Again, however, Mr Parnell overplays his hand: ‘what hurt Eric most in his secret heart’ was the novel’s failure to attract ‘permanent attention’ (from whom? – it is still in heavy demand at public libraries), although (Mr Parnell claims) he ‘had written as fine a novel as was likely to come out of the experience of war’. This entails comparisons – with The Naked and the Dead, Catch 22 and Slaughterhouse-Five, but especially with Heller’s novel, since much of the satire in Private Angelo, for example the double-edged dialogue in Chapter Five about destroying Italy in order to preserve it, anticipates the extremes of insane logic on which Catch 22 is built. But Mr Parnell doesn’t actually make such comparisons, just gestures distantly towards them. If he had, wouldn’t the conclusion have been unavoidable that Private Angelo is inferior to the Mailer in painful realism, to the Heller in coherence of satirical viewpoint, and to the Vonnegut in comic inventiveness – the power of skidding between planes of reality in order to make the unthinkable real?
Those three novels are genuinely modern – the work of artists driven to innovate by new experiences: the conservative Linklater probably disliked them for that reason. In Fanfare for a Tin Hat he makes his claim for himself as ‘a serious novelist’ on the ground that he has ‘always shown a proper respect for the language ... a respect which is no longer general, or even applauded’. It seems to me that you are not respecting, but congealing, the language by cluttering your style with classical tags and dictionary-words like ‘rutilant’ and ‘marcid’, by labelling characters with names like ‘Hogpool’ and ‘Pretzel-Oppenheim and ‘Pumpenstempel’, and by writing in Edwardian and Georgian manners long after Forster, Lawrence and Joyce, Eliot and MacDiarmid, had transformed our literature. The poetic examples aren’t irrelevant: in Magnus Merriman pages are given up to ridiculing Modernism; Magnus himself writes whole (published) poems in heroic couplets; and Saturday Keith, hero of Poet’s Pub (1929), regrets that his own poetry isn’t ‘arhythmic’ and ‘toneless’ enough to count as poetry in this unlovely modern age.

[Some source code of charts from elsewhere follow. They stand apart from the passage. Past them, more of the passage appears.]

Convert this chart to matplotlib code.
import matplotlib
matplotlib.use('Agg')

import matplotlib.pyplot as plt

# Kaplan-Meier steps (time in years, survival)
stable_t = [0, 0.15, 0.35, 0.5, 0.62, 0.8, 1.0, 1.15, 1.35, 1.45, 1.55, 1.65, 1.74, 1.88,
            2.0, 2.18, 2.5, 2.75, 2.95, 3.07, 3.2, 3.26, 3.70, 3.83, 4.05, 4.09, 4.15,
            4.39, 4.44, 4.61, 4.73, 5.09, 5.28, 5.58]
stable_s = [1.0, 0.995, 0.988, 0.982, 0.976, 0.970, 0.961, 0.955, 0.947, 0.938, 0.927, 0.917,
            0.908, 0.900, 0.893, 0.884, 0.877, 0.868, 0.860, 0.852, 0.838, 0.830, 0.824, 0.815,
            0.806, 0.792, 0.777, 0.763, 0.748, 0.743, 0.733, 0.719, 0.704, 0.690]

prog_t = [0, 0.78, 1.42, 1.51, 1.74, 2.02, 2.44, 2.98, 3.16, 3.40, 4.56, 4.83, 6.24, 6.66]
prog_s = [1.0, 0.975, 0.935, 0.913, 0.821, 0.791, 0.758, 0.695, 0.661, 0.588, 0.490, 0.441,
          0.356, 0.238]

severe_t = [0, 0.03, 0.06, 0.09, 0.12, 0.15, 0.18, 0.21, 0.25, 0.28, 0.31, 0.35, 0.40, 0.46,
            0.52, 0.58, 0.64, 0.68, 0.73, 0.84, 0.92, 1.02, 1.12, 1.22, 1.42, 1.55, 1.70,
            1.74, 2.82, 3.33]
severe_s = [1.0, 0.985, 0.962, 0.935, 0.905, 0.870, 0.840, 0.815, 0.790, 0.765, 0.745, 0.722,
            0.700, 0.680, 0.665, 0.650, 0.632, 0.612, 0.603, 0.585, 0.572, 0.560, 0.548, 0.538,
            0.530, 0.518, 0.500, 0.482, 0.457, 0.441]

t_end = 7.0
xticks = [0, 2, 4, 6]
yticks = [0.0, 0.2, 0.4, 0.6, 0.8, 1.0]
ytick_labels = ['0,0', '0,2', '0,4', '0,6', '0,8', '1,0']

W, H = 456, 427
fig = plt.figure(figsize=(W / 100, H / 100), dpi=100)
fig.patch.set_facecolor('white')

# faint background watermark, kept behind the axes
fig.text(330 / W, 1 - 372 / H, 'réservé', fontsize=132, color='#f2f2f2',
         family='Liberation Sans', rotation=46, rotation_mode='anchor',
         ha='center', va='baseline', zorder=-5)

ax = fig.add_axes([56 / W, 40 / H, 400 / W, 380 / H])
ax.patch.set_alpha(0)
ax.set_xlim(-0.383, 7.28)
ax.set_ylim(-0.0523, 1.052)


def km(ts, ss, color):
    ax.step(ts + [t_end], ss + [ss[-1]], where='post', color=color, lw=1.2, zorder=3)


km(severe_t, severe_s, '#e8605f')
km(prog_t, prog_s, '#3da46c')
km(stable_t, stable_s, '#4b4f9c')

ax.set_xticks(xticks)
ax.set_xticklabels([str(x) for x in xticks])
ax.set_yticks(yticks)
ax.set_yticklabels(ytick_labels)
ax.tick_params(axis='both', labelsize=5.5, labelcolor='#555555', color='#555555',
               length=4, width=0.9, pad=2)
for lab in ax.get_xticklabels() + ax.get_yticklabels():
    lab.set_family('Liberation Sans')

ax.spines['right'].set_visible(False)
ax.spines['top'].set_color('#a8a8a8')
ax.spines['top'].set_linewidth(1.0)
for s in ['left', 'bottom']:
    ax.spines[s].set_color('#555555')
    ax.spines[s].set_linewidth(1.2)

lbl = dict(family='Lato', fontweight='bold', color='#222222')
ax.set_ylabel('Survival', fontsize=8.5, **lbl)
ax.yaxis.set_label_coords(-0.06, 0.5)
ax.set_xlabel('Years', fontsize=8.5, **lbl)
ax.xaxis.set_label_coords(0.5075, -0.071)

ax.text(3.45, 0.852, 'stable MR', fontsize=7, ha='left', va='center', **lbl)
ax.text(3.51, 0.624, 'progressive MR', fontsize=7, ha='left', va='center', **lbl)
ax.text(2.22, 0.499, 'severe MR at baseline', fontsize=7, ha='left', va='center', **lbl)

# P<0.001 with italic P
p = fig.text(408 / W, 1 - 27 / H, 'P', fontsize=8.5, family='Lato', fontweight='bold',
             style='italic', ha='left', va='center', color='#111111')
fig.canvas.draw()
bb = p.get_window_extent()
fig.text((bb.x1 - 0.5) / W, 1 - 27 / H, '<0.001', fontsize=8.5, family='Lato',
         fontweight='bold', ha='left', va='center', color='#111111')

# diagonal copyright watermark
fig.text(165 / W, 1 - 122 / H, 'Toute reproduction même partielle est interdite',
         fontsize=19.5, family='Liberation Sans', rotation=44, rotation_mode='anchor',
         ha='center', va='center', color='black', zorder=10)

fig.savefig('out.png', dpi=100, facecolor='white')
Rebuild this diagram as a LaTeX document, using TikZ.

Mr Parnell just cheerfully endorses such things. He doesn’t even consider that Linklater’s conservatism and comic stereotyping may spring from a syndrome of inability to open himself sufficiently to the whole of experience, including the tragic, or, in Lawrence’s phrase, ‘to have the courage of his tenderness’. The clues are there. In a letter of 1933 Linklater confesses to being ‘always inarticulate when faced with emotional situations’, and in the autobiography The Man on My Back (1941) he says: ‘I did not like myself ... I deprecated the impacted layers of repression that prevented me from being frank and free and emotional.’ The result was a seeming, in the end perhaps a habitual callousness. It is revealing to read, in his most considerable historical book, The Survival of Scotland (1968), a sentence starting, ‘In the temper of today, when social inequalities are deprecated and social injustice is harshly censured ...’, which manages to imply that perhaps we ‘epicene’ and ‘delicate-minded’ moderns make too much of poverty, infant mortality and the like.

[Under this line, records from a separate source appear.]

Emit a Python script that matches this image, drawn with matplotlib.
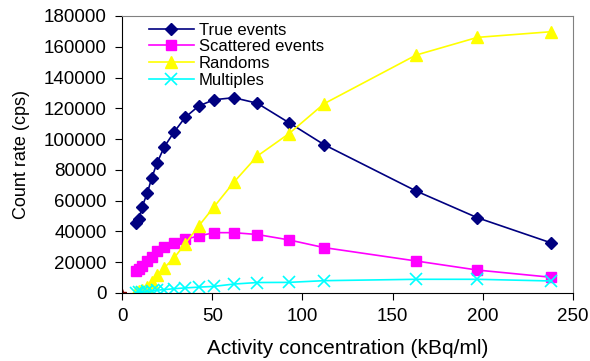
import matplotlib

matplotlib.use("Agg")
import matplotlib.pyplot as plt

plt.rcParams["font.family"] = ["Liberation Sans", "DejaVu Sans"]

# Activity concentration (kBq/ml)
activity = [8, 9.5, 11, 14, 16.5, 19.5, 23.5, 29, 35, 42.5, 51, 62, 75, 92.5, 112, 163, 197, 238]

true_events = [45300, 47900, 55700, 64800, 74900, 84700, 95100, 104800, 114100, 121500,
               125600, 126900, 123300, 110700, 96400, 66300, 48900, 32500]
scattered = [14500, 15500, 17500, 20500, 23500, 27000, 30000, 32500, 35000, 37000,
             39200, 39200, 38000, 34500, 29500, 20800, 14900, 10200]
randoms = [500, 1000, 2000, 4000, 7000, 11500, 16500, 23000, 32000, 43500,
           56000, 72000, 89000, 103500, 123000, 154600, 166100, 169800]
multiples = [300, 500, 700, 1000, 1400, 1800, 2200, 2800, 3300, 3800,
             4300, 5800, 6800, 6900, 8000, 8900, 8900, 7800]

x_ticks = [0, 50, 100, 150, 200, 250]
y_ticks = list(range(0, 180001, 20000))

fig = plt.figure(figsize=(5.9, 3.61), dpi=100)
ax = fig.add_axes([0.2068, 0.1884, 0.7644, 0.7673])

ax.plot(activity, true_events, color="#000080", marker="D", markersize=6.5, lw=1.2, label="True events")
ax.plot(activity, scattered, color="#FF00FF", marker="s", markersize=7, lw=1.2, label="Scattered events")
ax.plot(activity, randoms, color="#FFFF00", marker="^", markersize=8, lw=1.2, label="Randoms")
ax.plot(activity, multiples, color="#00FFFF", marker="x", markersize=8, mew=1.2, lw=1.2, label="Multiples")
# marker cluster at the origin
ax.plot([0], [0], marker="*", color="#800000", markersize=6, ls="none")

ax.set_xlim(0, 250)
ax.set_ylim(0, 180000)
ax.set_xticks(x_ticks)
ax.set_yticks(y_ticks)
ax.tick_params(axis="both", direction="out", length=5, labelsize=13.5, pad=6)
for side in ("top", "right"):
    ax.spines[side].set_color("#808080")
ax.tick_params(top=False, right=False)

ax.set_xlabel("Activity concentration (kBq/ml)", fontsize=15, labelpad=10)
ax.set_ylabel("Count rate (cps)", fontsize=13, labelpad=10)

ax.legend(loc="upper left", frameon=False, fontsize=12, handlelength=2.7,
          handletextpad=0.3, labelspacing=0.1, borderaxespad=0.0,
          bbox_to_anchor=(0.045, 1.0))

fig.savefig("out.png", dpi=100)
plt.close(fig)
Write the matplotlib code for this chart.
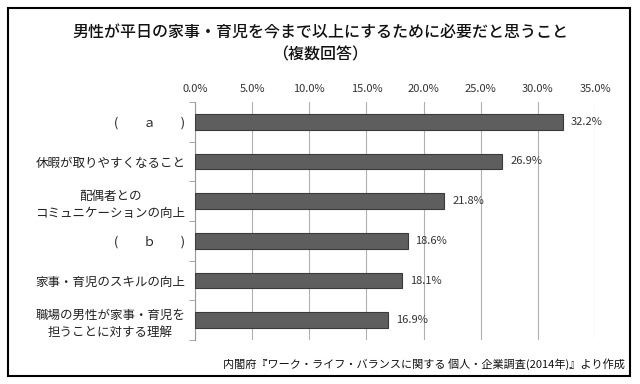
import matplotlib.pyplot as plt
from matplotlib.patches import Rectangle
import numpy as np

plt.rcParams['font.family'] = ['Noto Sans CJK JP', 'DejaVu Sans']

labels = ['(　　ａ　　)', '休暇が取りやすくなること', '配偶者との\nコミュニケーションの向上',
          '(　　ｂ　　)', '家事・育児のスキルの向上', '職場の男性が家事・育児を\n担うことに対する理解']
values = [32.2, 26.9, 21.8, 18.6, 18.1, 16.9]
xticks = [0, 5, 10, 15, 20, 25, 30, 35]

fig = plt.figure(figsize=(6.4, 3.84), dpi=100)
fig.patches.append(Rectangle((8/640, 1 - 376/384), 622/640, 368/384, transform=fig.transFigure,
                             fill=False, edgecolor='black', linewidth=1.5))

ax = fig.add_axes([195/640, 1 - 340/384, 400/640, 238/384])
y = np.arange(len(values))
ax.barh(y, values, height=0.4, color='#5e5e5e', edgecolor='#3a3a3a', linewidth=0.8, zorder=3)
for yi, v in zip(y, values):
    ax.text(v + 0.7, yi, f'{v:.1f}%', va='center', ha='left', fontsize=8, color='#333333')

ax.set_xlim(0, 35)
ax.set_ylim(len(values) - 0.5, -0.5)
ax.set_xticks(xticks)
ax.set_xticklabels([f'{t:.1f}%' for t in xticks], fontsize=8, color='#333333')
ax.xaxis.tick_top()
ax.tick_params(axis='x', length=0, pad=6)
ax.grid(axis='x', color='#b0b0b0', linewidth=0.8, zorder=0)

ax.set_yticks(y)
ax.set_yticklabels(labels, fontsize=9, color='#222222', ha='right', multialignment='center',
                   linespacing=1.4)
ax.tick_params(axis='y', length=0, pad=7)
ax.set_yticks(np.arange(-0.5, len(values)), minor=True)
ax.tick_params(axis='y', which='minor', length=4, color='#999999')

for s in ['top', 'right', 'bottom']:
    ax.spines[s].set_visible(False)
ax.spines['left'].set_color('#999999')

fig.text(0.5, 1 - 33/384, '男性が平日の家事・育児を今まで以上にするために必要だと思うこと',
         ha='center', va='center', fontsize=11.5, color='#111111', weight='medium')
fig.text(0.5, 1 - 55/384, '（複数回答）', ha='center', va='center', fontsize=11.5, color='#111111',
         weight='medium')
fig.text(625/640, 1 - 364/384, '内閣府『ワーク・ライフ・バランスに関する 個人・企業調査(2014年)』より作成',
         ha='right', va='center', fontsize=8, color='#111111')

fig.savefig('out.png', dpi=100)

Towards the end of an account of the whole Industrial Revolution no longer than his account of the Forty-five he refers to Tom Johnston’s pioneering work, The History of the Working Classes in Scotland, as ‘a valuable and unpleasant book’, as though it was unmannerly to assemble the facts of hardship and social pain. Characteristically, he wrote a whole book (subsidised by the Drambuie Liqueur Co) on the hackneyed epic of Bonnie Prince Charlie’s flight through the Outer Hebrides. It ends by saying that although the bonny prince ‘brought sorrow and ruin to the Highlands’, he ‘enriched them beyond measure by a story that lives ... among the great stories of the world’. What the bonny prince did – driven by his own patrician egoism – was to bring down on a people a reign of terror in which whole villages were razed (700 sheep, 280 cows, 70 horses, 300 houses and 32 boats on one small island, Raasay), blind girls and pregnant women raped, men cut to pieces and their genitals shoved into their mouths, babies spitted on swords, salmon weirs, fruit gardens and libraries reduced to nothing, the riches of the Highlands (the herds and flocks) butchered or sold in the south. People who want to read this ‘great story’, the story of the genocide following Cülloden, must go to the ‘Fort Augustus’ section of John Prebble’s Culloden. It was published seven years before those historical books by Linklater but it isn’t in their bibliographies – nor is Prebble’s The Highland Clearances. No doubt they too are valuable but unpleasant.